Highlights for the week ending 2024-10-31

General

  • security-bundle version 1.9.0 introduces breaking changes. When upgrading to this version with Falco enabled, the Falco App may fail to upgrade due to a breaking change in the upstream chart. To complete the upgrade seamlessly, disable and then re-enable the Falco App by setting apps.falco.enabled=[false|true] in the security-bundle user values ConfigMap.

Observability

  • dashboards version 3.26.0

    • Introduced “Loki - Slow Queries” dashboard for enhanced query performance insights.
    • Transferred ownership from BigMac to Shield for better team alignment.
    • Resynced alloy, loki, and mimir mixins from upstream to ensure feature parity.
  • logging-operator version 0.14.0

    • Default logging agent switched to Alloy, replacing Promtail for improved performance.
  • kube-prometheus-stack-app version 12.0.0

    • Updated chart dependency to kube-prometheus-stack-65.1.1.
    • Upgraded prometheus-operator from 0.75.0 to 0.77.1.
    • Prometheus upgraded from 2.53.0 to 2.54.1.
    • Grafana upgraded from 8.2.0 to 8.5.0.
    • Thanos ruler upgraded from 0.35.1 to 0.36.1.
    • Prometheus-node-exporter upgraded from 1.8.1 to 1.8.2.
    • Removed legacy in-house SLO framework to streamline integrations.
  • prometheus-operator-crd version 12.0.0

    • Upgraded CRDs chart from 13.0.2 (prometheus-operator 0.75.2) to 15.0.0 (prometheus-operator 0.77.1).
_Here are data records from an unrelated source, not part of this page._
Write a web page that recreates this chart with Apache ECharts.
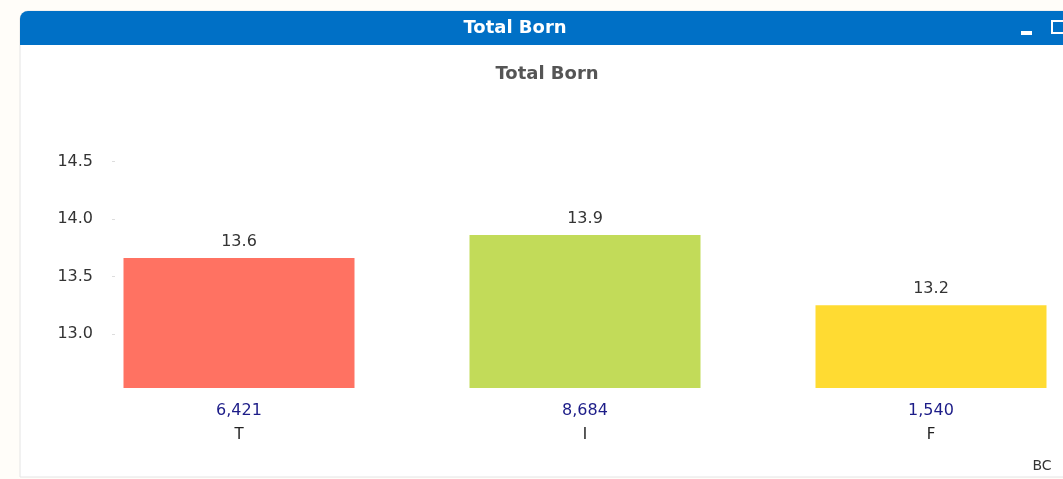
<!DOCTYPE html>
<html>
<head>
<meta charset="utf-8">
<script src="https://cdn.jsdelivr.net/npm/echarts@6/dist/echarts.min.js"></script>
<style>
  html, body { margin: 0; padding: 0; background: #fffdf9; }
  #chart { width: 1063px; height: 479px; }
</style>
</head>
<body>
<div id="chart"></div>
<script>
const categories = ['T', 'I', 'F']
const avgBorn = [13.66, 13.86, 13.25]
const avgLabels = ['13.6', '13.9', '13.2']
const counts = ['6,421', '8,684', '1,540']
const barColors = ['#ff7262', '#c2db59', '#ffdb32']
const yTicks = [13.0, 13.5, 14.0, 14.5]

const echart = echarts.init(document.getElementById('chart'))
const option = {
    animation: false,
    backgroundColor: '#fffdf9',
    graphic: [
        // panel body
        { type: 'rect', shape: { x: 20, y: 11, width: 1080, height: 466, r: [8, 8, 0, 0] },
          style: { fill: '#ffffff', stroke: '#e4e4e4', lineWidth: 1 }, z: -10 },
        // blue caption bar
        { type: 'rect', shape: { x: 20, y: 11, width: 1080, height: 34, r: [8, 8, 0, 0] },
          style: { fill: '#0070c6' }, z: -9 },
        { type: 'text', z: -8,
          style: { text: 'Total Born', fill: '#ffffff', font: 'bold 18px "DejaVu Sans"', x: 515, y: 28, textAlign: 'center', textVerticalAlign: 'middle' } },
        // minimize / restore icons
        { type: 'rect', shape: { x: 1021, y: 31, width: 11, height: 4 }, style: { fill: '#ffffff' }, z: -8 },
        { type: 'rect', shape: { x: 1052, y: 21, width: 14, height: 12 },
          style: { fill: 'none', stroke: '#ffffff', lineWidth: 2 }, z: -8 },
        { type: 'text', z: -8, style: { text: 'BC', x: 1042, y: 466, fill: '#333', font: '14px "DejaVu Sans"', textAlign: 'center', textVerticalAlign: 'middle' } },
        // chart title
        { type: 'text', z: -8, style: { text: 'Total Born', x: 547, y: 74, fill: '#555555', font: 'bold 18px "DejaVu Sans"', textAlign: 'center', textVerticalAlign: 'middle' } }
    ],
    grid: {
        left: 66,
        top: 150,
        height: 238,
        width: 1038,
        containLabel: false,
        outerBoundsMode: 'none'
    },
    xAxis: {
        type: 'category',
        data: categories,
        axisLine: { show: false },
        axisTick: { show: false },
        axisLabel: {
            margin: 10,
            formatter: (v, i) => '{n|' + counts[i] + '}\n{c|' + v + '}',
            rich: {
                n: { color: '#1c1c88', fontFamily: 'DejaVu Sans', fontSize: 16, lineHeight: 25 },
                c: { color: '#222222', fontFamily: 'DejaVu Sans', fontSize: 15, lineHeight: 25 }
            }
        }
    },
    yAxis: {
        type: 'value',
        min: 12.53,
        max: 14.6,
        offset: -49,
        splitLine: { show: false },
        axisLine: { show: false },
        axisTick: { show: true, length: 3, customValues: yTicks, lineStyle: { color: '#dddddd' } },
        axisLabel: {
            customValues: yTicks,
            margin: 22,
            color: '#333333',
            fontFamily: 'DejaVu Sans',
            fontSize: 16,
            formatter: v => v.toFixed(1)
        }
    },
    series: [{
        type: 'bar',
        barWidth: 231,
        data: avgBorn.map((v, i) => ({ value: v, itemStyle: { color: barColors[i] } })),
        label: {
            show: true,
            position: 'top',
            distance: 8,
            color: '#333333',
            fontFamily: 'DejaVu Sans',
            fontSize: 16,
            formatter: p => avgLabels[p.dataIndex]
        }
    }]
}
echart.setOption(option)
window.addEventListener('resize', () => {
    echart.resize()
})
</script>
</body>
</html>
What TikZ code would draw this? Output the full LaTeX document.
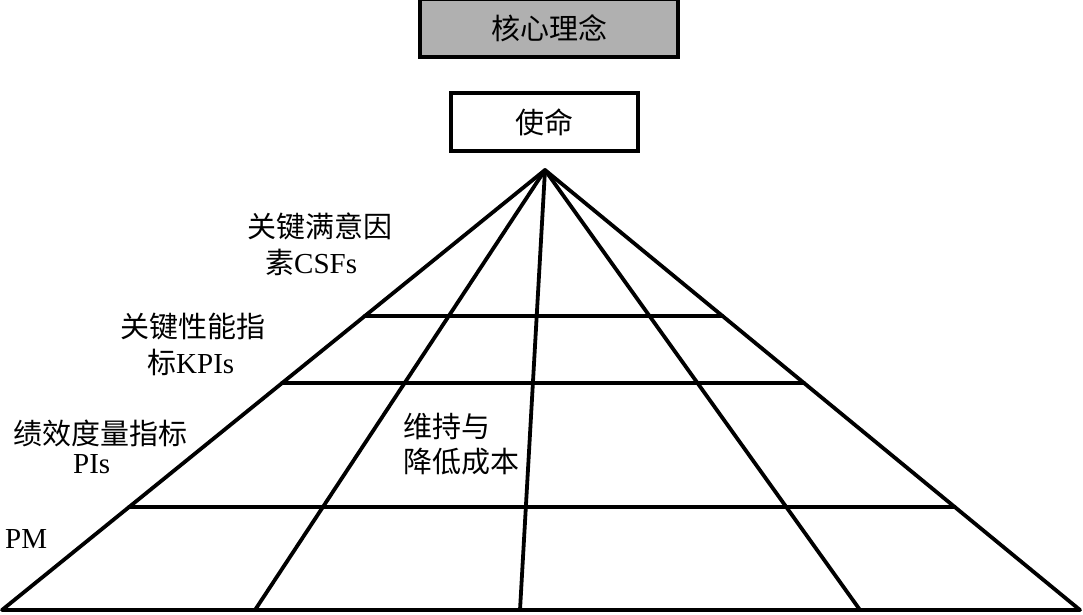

See upstream changelog for more details.
  • prometheus-meta-operator version 4.81.0

    • Created new monitoring-agent inhibitions based on existing prometheus-agent configurations for tool-agnostic monitoring.
    • Added customer label to OpsGenie alerts to enhance alert specificity.
  • prometheus-rules version 4.23.0

    • Renamed all prometheus-agent related inhibitions to monitoring-agent inhibitions for clarity.
    • Standardized inhibition alert naming: InhibitionPrometheusAgentFailing and InhibitionPrometheusAgentShardsMissing.
    • Corrected statefulset.rules naming to avoid overwriting deployment.rules.
    • Adjusted KubeletVolumeSpaceTooLow alert threshold to only trigger when space is critically low, relying on node-problem-detector otherwise.
    • Updated aggregation:giantswarm:cluster_release_version expression to include Cluster API clusters.
    • Updated InhibitionControlPlaneUnhealthy for all Cluster API clusters, not just MCs.
    • Added alert for StatefulsetNotSatisfiedAtlas.
    • Updated alloy-app to 0.6.1, including an upgrade to upstream version 1.4.2 and a CiliumNetworkPolicy fix for clustering.
  • oauth2-proxy-app version 3.0.2

    • Implemented NetworkPolicy to allow traffic to oauth2-proxy.
    • Removed cert-manager ingress annotations to resolve ingress validation issues.
  • observability-bundle version 1.8.0

    • Upgraded prometheus-agent from v0.6.9 to v0.7.0.
    • Added extraArgs to enable features like WAL truncation.
    • Upgraded kube-prometheus-stack from 61.0.0 to 65.1.1.
    • Updated prometheus-operator CRDs from 0.73.0 to 0.75.0.
    • Prometheus-operator upgraded from 0.75.0 to 0.77.1.
    • Prometheus upgraded from 2.53.0 to 2.54.1.
    • Grafana upgraded from 8.2.0 to 8.5.0.
    • Thanos ruler upgraded from 0.35.1 to 0.36.1.
    • Prometheus-node-exporter upgraded from 1.8.1 to 1.8.2.
    • Added missing depends on annotations for alloy-metrics and alloy-logs to ensure correct deployment order.

Security

  • kyverno-policies-connectivity version 0.6.1

    • Added /tmp emptyDir volume to workload cluster IP Job.
  • falco-app version 0.9.1

    • Introduced feature gates for enabling/disabling individual Falco components.
  • starboard-exporter version 0.8.0

    • Added Vertical Pod Autoscaler (VPA) configuration, enabled by default for optimized resource usage.
    • Disabled logger development mode to enhance stability.
    • Disabled PodSecurityPolicy by default.
    • Exposed port 8081 for health/liveness probes.
  • trivy-app version 0.13.0

    • Updated Trivy to upstream version v0.56.1 for enhanced security scanning.
    • Disabled PSPs.
  • trivy-operator-app version 0.10.2

    • Aligned Trivy versions between Trivy operator and the upstream project to v0.56.1.
  • security-bundle version 1.9.0

    • Updated kyverno (app) to v0.18.1.
    • Updated kyverno-crds (app) to v1.12.0.
    • Updated kyverno-policies (app) to v0.21.0.
    • Updated starboard-exporter (app) to v0.8.0.
    • Updated trivy-operator (app) to v0.10.2.
    • Updated trivy (app) to v0.13.0.
    • Updated falco (app) to v0.9.1.

Connectivity

  • dns-operator-route53 version 0.10.0
    • Added optional --role-arn flag to specify the role ARN to assume when interacting with Route53.

Fleet management

  • app-admission-controller version 0.26.2

    • Extended the /healthz endpoint to verify certificate validity and allow Kubernetes liveness probes to manage restarts if errors occur.
  • app-operator version 6.11.2

    • Updated dependencies to ensure compatibility and security.